Consommation d’antibiotiques : de timides progrès en France
Publié le - par le blob avec l’AFP
La consommation d’antibiotiques en France se stabilise, voire tend à baisser, mais reste quand même trop élevée, selon un rapport officiel publié aujourd’hui à l’occasion de la semaine mondiale pour un bon usage des antibiotiques.
Cet événement a pour but d’attirer l’attention du public sur l’antibiorésistance (le fait que certaines bactéries finissent par devenir résistantes aux antibiotiques), considérée comme une menace majeure par les autorités sanitaires mondiales.
L’estimation de l’agence Santé publique France porte sur les antibiotiques prescrits en ville (c’est-à-dire hors hôpital), soit 93 % de la consommation totale. Elle se base sur deux indicateurs : le nombre de doses consommées et le nombre de prescriptions.
Si on prend en compte le premier indicateur, la consommation des antibiotiques en médecine de ville « se stabilise », après une hausse entre 2014 et 2016. Elle se monte à 22,5 doses pour 1 000 habitants et par jour en 2018, contre 22,7 en 2009.
Pour avoir une vision plus précise, les autorités sanitaires ont utilisé cette année un nouvel indicateur, le nombre de prescriptions. Il montre que la consommation d’antibiotiques a baissé de 15 % entre 2009 et 2018 (passant de 2,81 à 2,38 pour 1 000 habitants et par jour).
« Dans les deux cas, c’est assez encourageant », explique Bruno Coignard, directeur des maladies infectieuses à Santé publique France. Pour autant, « il y a encore beaucoup de chemin à faire », ajoute-t-il. Car la France reste l’un des mauvais élèves de l’Europe : c’est le troisième pays européen le moins performant (derrière la Grèce et Chypre).

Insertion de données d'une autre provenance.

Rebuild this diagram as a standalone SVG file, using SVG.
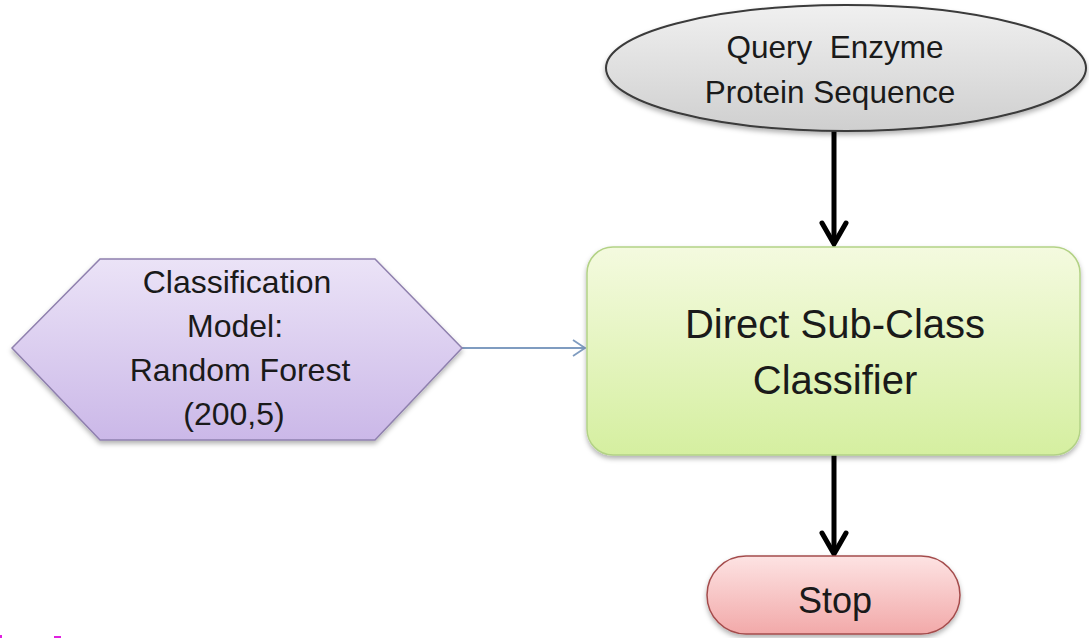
<svg xmlns="http://www.w3.org/2000/svg" width="1089" height="638" viewBox="0 0 1089 638">
  <defs>
    <style>
      .lbl { font-family: "Liberation Sans", Arial, sans-serif; fill: #1a1a1a; text-anchor: middle; }
      .flow { stroke: #000; stroke-width: 5; fill: none; stroke-linecap: butt; }
      .head { stroke: #000; stroke-width: 5; fill: none; stroke-linecap: round; stroke-linejoin: miter; }
      .link { stroke: #7f9cc0; stroke-width: 1.8; fill: none; }
    </style>
    <linearGradient id="gGrey" x1="0" y1="0" x2="0" y2="1">
      <stop offset="0" stop-color="#f0f0f0"/>
      <stop offset="1" stop-color="#cfcfcf"/>
    </linearGradient>
    <linearGradient id="gLilac" x1="0" y1="0" x2="0" y2="1">
      <stop offset="0" stop-color="#ebe3f7"/>
      <stop offset="1" stop-color="#cbb8e8"/>
    </linearGradient>
    <linearGradient id="gGreen" x1="0" y1="0" x2="0" y2="1">
      <stop offset="0" stop-color="#f4fadf"/>
      <stop offset="1" stop-color="#d5efa0"/>
    </linearGradient>
    <linearGradient id="gPink" x1="0" y1="0" x2="0" y2="1">
      <stop offset="0" stop-color="#fde3e3"/>
      <stop offset="1" stop-color="#f2a9a9"/>
    </linearGradient>
    <filter id="shadow" x="-10%" y="-10%" width="120%" height="130%">
      <feDropShadow dx="0" dy="3" stdDeviation="2.5" flood-color="#000" flood-opacity="0.3"/>
    </filter>
  </defs>

  <rect width="1089" height="638" fill="#ffffff"/>

  <!-- connectors -->
  <g id="connectors">
    <line class="flow" x1="834" y1="131" x2="834" y2="243"/>
    <polyline class="head" points="822,223 834,244 846,223"/>
    <line class="flow" x1="834" y1="455" x2="834" y2="553"/>
    <polyline class="head" points="822,533 834,554 846,533"/>
    <line class="link" x1="462" y1="348" x2="585" y2="348"/>
    <polyline class="link" points="573,340 585,348 573,356"/>
  </g>

  <!-- start node -->
  <g id="query">
    <ellipse cx="846" cy="68" rx="240" ry="63" fill="url(#gGrey)" stroke="#3a3a3a" stroke-width="2" filter="url(#shadow)"/>
    <text class="lbl" x="835" y="58" font-size="31.5" style="white-space:pre">Query  Enzyme</text>
    <text class="lbl" x="830" y="103" font-size="31.5">Protein Sequence</text>
  </g>

  <!-- model input -->
  <g id="model">
    <polygon points="12,348 100,259 375,259 462,348 375,440 100,440" fill="url(#gLilac)" stroke="#8f80ae" stroke-width="1.5" filter="url(#shadow)"/>
    <text class="lbl" x="237" y="293" font-size="32">Classification</text>
    <text class="lbl" x="235" y="337" font-size="32">Model:</text>
    <text class="lbl" x="240" y="381" font-size="32">Random Forest</text>
    <text class="lbl" x="234" y="425" font-size="32">(200,5)</text>
  </g>

  <!-- classifier -->
  <g id="classifier">
    <rect x="587" y="247" width="493" height="208" rx="26" ry="26" fill="url(#gGreen)" stroke="#b3d286" stroke-width="1.5" filter="url(#shadow)"/>
    <text class="lbl" x="835" y="338" font-size="40">Direct Sub-Class</text>
    <text class="lbl" x="835" y="394" font-size="40">Classifier</text>
  </g>

  <!-- end node -->
  <g id="stop">
    <rect x="707" y="556" width="253" height="78" rx="39" ry="39" fill="url(#gPink)" stroke="#a44c4c" stroke-width="1.5" filter="url(#shadow)"/>
    <text class="lbl" x="835" y="613" font-size="36">Stop</text>
  </g>

  <!-- magenta marks along the lower edge -->
  <rect x="0" y="635" width="2" height="3" fill="#e020e0"/>
  <rect x="54" y="636" width="7" height="2" fill="#e020e0"/>
</svg>
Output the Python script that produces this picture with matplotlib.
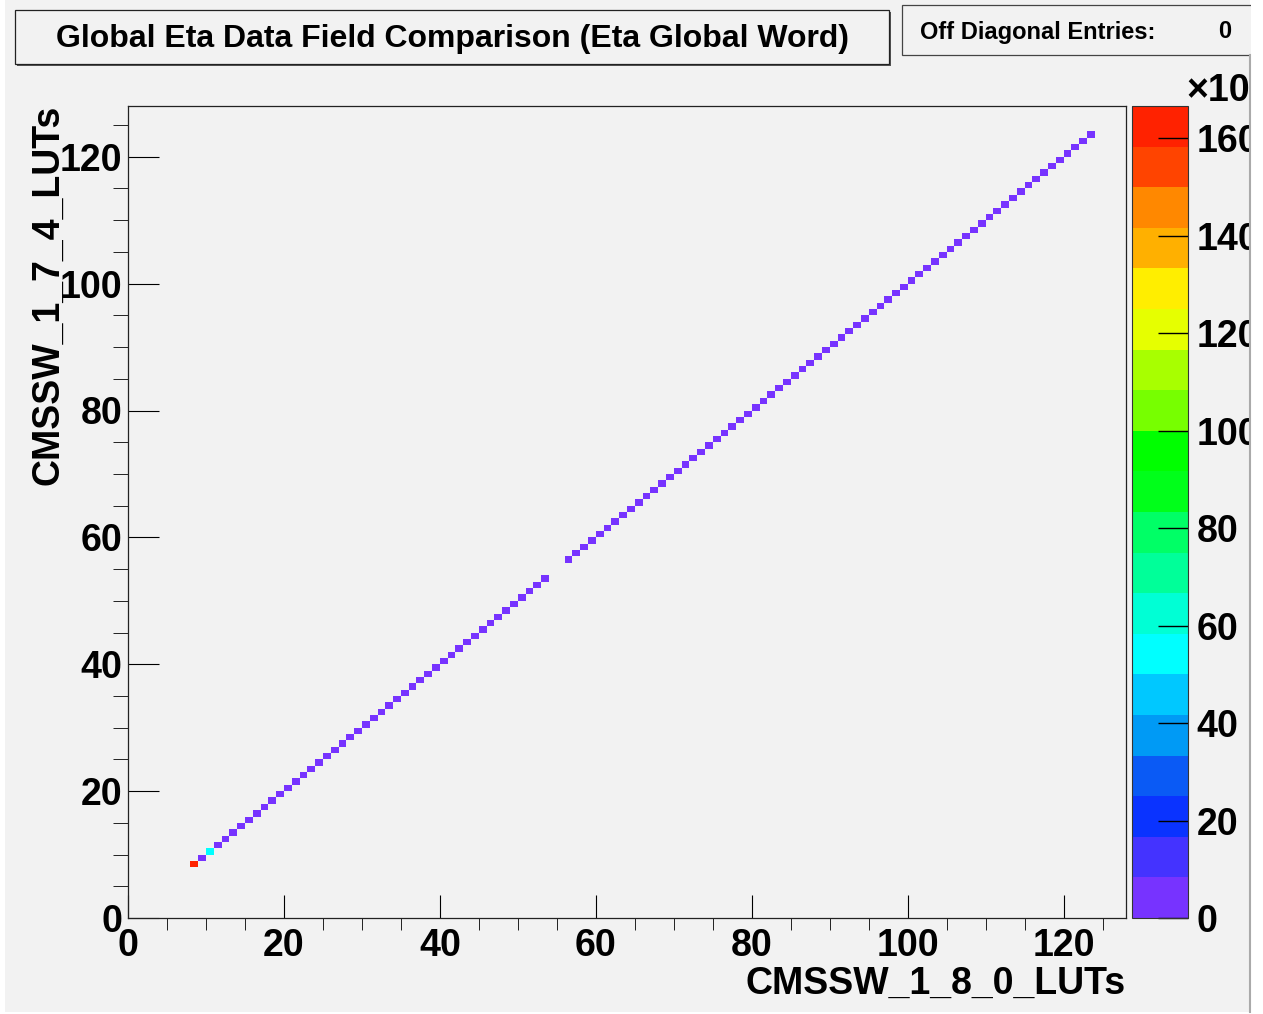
import numpy as np
import matplotlib
matplotlib.use("Agg")
import matplotlib.pyplot as plt
from matplotlib.colors import ListedColormap, BoundaryNorm
from matplotlib.patches import Rectangle
from matplotlib.ticker import MultipleLocator

# diagonal cells (eta word, same in both LUT versions), bins 54 and 55 are empty
eta_lower = list(range(8, 54))
eta_upper = list(range(56, 124))
# entries per cell, in units of 10^3
counts_lower = [166, 4, 55, 4, 4, 4, 4, 4, 4, 4,
                4, 4, 4, 4, 4, 4, 4, 4, 4, 4,
                4, 4, 4, 4, 4, 4, 4, 4, 4, 4,
                4, 4, 4, 4, 4, 4, 4, 4, 4, 4,
                4, 4, 4, 4, 4, 4]
counts_upper = [4, 4, 4, 4, 4, 4, 4, 4, 4, 4,
                4, 4, 4, 4, 4, 4, 4, 4, 4, 4,
                4, 4, 4, 4, 4, 4, 4, 4, 4, 4,
                4, 4, 4, 4, 4, 4, 4, 4, 4, 4,
                4, 4, 4, 4, 4, 4, 4, 4, 4, 4,
                4, 4, 4, 4, 4, 4, 4, 4, 4, 4,
                4, 4, 4, 4, 4, 4, 4, 4]
n_bins = 128
z_max = 166.6
cbar_ticks = [0, 20, 40, 60, 80, 100, 120, 140, 160]
palette = ['#7733ff', '#4433ff', '#0a33ff', '#0a5af5', '#009af5',
           '#00c8ff', '#00ffff', '#00ffd5', '#00ff99', '#00ff66',
           '#00ff1a', '#00ff00', '#77ff00', '#a8ff00', '#e6ff00',
           '#ffee00', '#ffb000', '#ff8800', '#ff4400', '#ff2200']

W, H = 1263, 1014
def fx(px): return px / W
def fy(py): return 1 - py / H

plt.rcParams['font.family'] = ['Liberation Sans', 'DejaVu Sans']
plt.rcParams['font.weight'] = 'bold'

fig = plt.figure(figsize=(W / 100, H / 100), dpi=100, facecolor='white')
# ROOT canvas
fig.patches.append(Rectangle((fx(5), fy(1012)), fx(1250) - fx(5), fy(0) - fy(1012),
                             transform=fig.transFigure, facecolor='#f2f2f2', edgecolor='none', zorder=-5))

hist = np.zeros((n_bins, n_bins))
for e, c in zip(eta_lower + eta_upper, counts_lower + counts_upper):
    hist[e, e] = c
hist = np.ma.masked_equal(hist, 0)

cmap = ListedColormap(palette)
levels = np.linspace(0, z_max, len(palette) + 1)
norm = BoundaryNorm(levels, cmap.N)

ax = fig.add_axes([fx(128), fy(918), fx(1126) - fx(128), fy(106) - fy(918)])
ax.set_facecolor('#f2f2f2')
edges = np.arange(n_bins + 1)
ax.pcolormesh(edges, edges, hist, cmap=cmap, norm=norm, edgecolors='none')
ax.set_xlim(0, n_bins)
ax.set_ylim(0, n_bins)
for a in (ax.xaxis, ax.yaxis):
    a.set_major_locator(MultipleLocator(20))
    a.set_minor_locator(MultipleLocator(5))
ax.tick_params(direction='in', top=False, right=False, labelsize=27, colors='black')
ax.tick_params(axis='x', which='major', length=16.5, pad=7)
ax.tick_params(axis='x', which='minor', length=8.5)
ax.tick_params(axis='y', which='major', length=22, pad=4)
ax.tick_params(axis='y', which='minor', length=11)
for s in ax.spines.values():
    s.set_linewidth(0.9)
    s.set_color('#222222')

cax = fig.add_axes([fx(1132), fy(918), fx(1188) - fx(1132), fy(106) - fy(918)])
sm = plt.cm.ScalarMappable(cmap=cmap, norm=norm)
cb = fig.colorbar(sm, cax=cax, ticks=cbar_ticks, spacing='proportional')
cb.outline.set_linewidth(0.8)
cb.outline.set_edgecolor('#333333')
cax.tick_params(direction='in', length=21.5, labelsize=27, pad=6, width=1)
cax.set_yticklabels([str(t) for t in cbar_ticks])
cax.minorticks_off()

fig.text(fx(1186), fy(91), '×10', fontsize=27, fontweight='bold', ha='left', va='center')

fig.text(fx(1126), fy(984), 'CMSSW_1_8_0_LUTs', fontsize=27, fontweight='bold', ha='right', va='center')
fig.text(fx(48), fy(105), 'CMSSW_1_7_4_LUTs', fontsize=27, fontweight='bold', rotation=90,
         ha='center', va='top')

# title box with shadow
fig.patches.append(Rectangle((fx(17), fy(66)), fx(889) - fx(15), fy(10) - fy(64),
                             transform=fig.transFigure, facecolor='#555555', edgecolor='none', zorder=4))
fig.patches.append(Rectangle((fx(15), fy(64)), fx(889) - fx(15), fy(10) - fy(64),
                             transform=fig.transFigure, facecolor='#f2f2f2', edgecolor='#222222',
                             linewidth=0.9, zorder=5))
fig.text(fx(452), fy(39), 'Global Eta Data Field Comparison (Eta Global Word)', fontsize=23,
         fontweight='bold', ha='center', va='center', zorder=6)

# stats box
fig.patches.append(Rectangle((fx(902), fy(55)), fx(1262) - fx(902), fy(5) - fy(55),
                             transform=fig.transFigure, facecolor='#f2f2f2', edgecolor='#444444',
                             linewidth=0.9, zorder=5))
fig.text(fx(920), fy(32), 'Off Diagonal Entries:', fontsize=17, fontweight='bold',
         ha='left', va='center', zorder=6)
fig.text(fx(1225), fy(32), '0', fontsize=17, fontweight='bold', ha='center', va='center', zorder=6)

# canvas right edge, everything past it is cut
fig.patches.append(Rectangle((fx(1251), 0), 1 - fx(1251), 1, transform=fig.transFigure,
                             facecolor='white', edgecolor='none', zorder=10))
fig.lines.append(plt.Line2D([fx(1250), fx(1250)], [fy(1012), fy(55)], transform=fig.transFigure,
                            color='#aaaaaa', linewidth=1.5, zorder=11))

fig.savefig('out.png', dpi=100, facecolor='white')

Si on additionne ville et hôpital, « la France est à 25,3 doses pour 1 000 habitants et par jour. Or, la moyenne européenne est de 19,8 », indique le Dr Coignard. Pays le plus performant, « les Pays-Bas sont à 9,7 : en gros, cela veut dire qu’on consomme trois fois plus d’antibiotiques en France », ajoute-t-il.
Selon le rapport, « l’assurance maladie pourrait économiser 400 millions d’euros si la consommation française était la même que celle des Pays-Bas ».
Habitudes culturelles
Comment expliquer cette spécificité française, qui perdure malgré les recommandations ? Par « des pratiques et un historique dans l’approche médicamenteuse qui varient selon les pays », répond le Dr Coignard.
En France, « la prise en charge repose beaucoup sur un traitement : un patient attend une ordonnance à la sortie » d’une consultation, analyse-t-il. « Les habitudes sont difficiles à changer », renchérit le Dr Gabriel Birgand, qui souligne les aspects « culturels et émotionnels » de la prescription d’antibiotiques.
Certains médecins vont vouloir « taper large et essayer de résoudre un problème par un traitement antibiotique d’emblée, plutôt que de dire au patient ““revenez dans les jours qui viennent si c’est nécessaire” », estime-t-il.
Selon le Dr Coignard, « l’enjeu n’est pas seulement de prescrire moins, mais mieux », en réfléchissant au choix du type d’antibiotiques ou à « la durée de traitement, qui peut être moins longue ». Si la consommation diminue chez les moins de 14 ans, elle augmente chez les plus de 65 ans, population « fragile et plus sujette à des infections », selon le Dr Coignard.
Par ailleurs, la consommation globale varie selon les régions. Elle dépasse la moyenne nationale en PACA et dans les Hauts-de-France, et est en dessous dans les Pays de la Loire, en Auvergne-Rhône-Alpes et en Bretagne. Enfin, le rapport s’intéresse à la bactérie Escherichia Coli, très courante et responsable notamment des infections urinaires.
Après une hausse entre 2012 et 2015, la résistance de cette bactérie aux antibiotiques appelés « céphalosporines de troisième génération » (C3G) baisse depuis 2016, en ville comme en Ehpad (établissements pour personnes âgées).
« Nous sommes contents de voir que ces résistances diminuent », commente le Dr Anne Berger-Carbonne, de Santé publique France. En effet, les C3G sont prescrites en cas d’infections urinaires graves (touchant par exemple les reins) et il est donc crucial qu’elles soient efficaces.
Même si cette baisse doit être confirmée, le Dr Birgand juge que « l’amélioration du bon usage des antibiotiques » peut être « un élément éventuel d’explication ».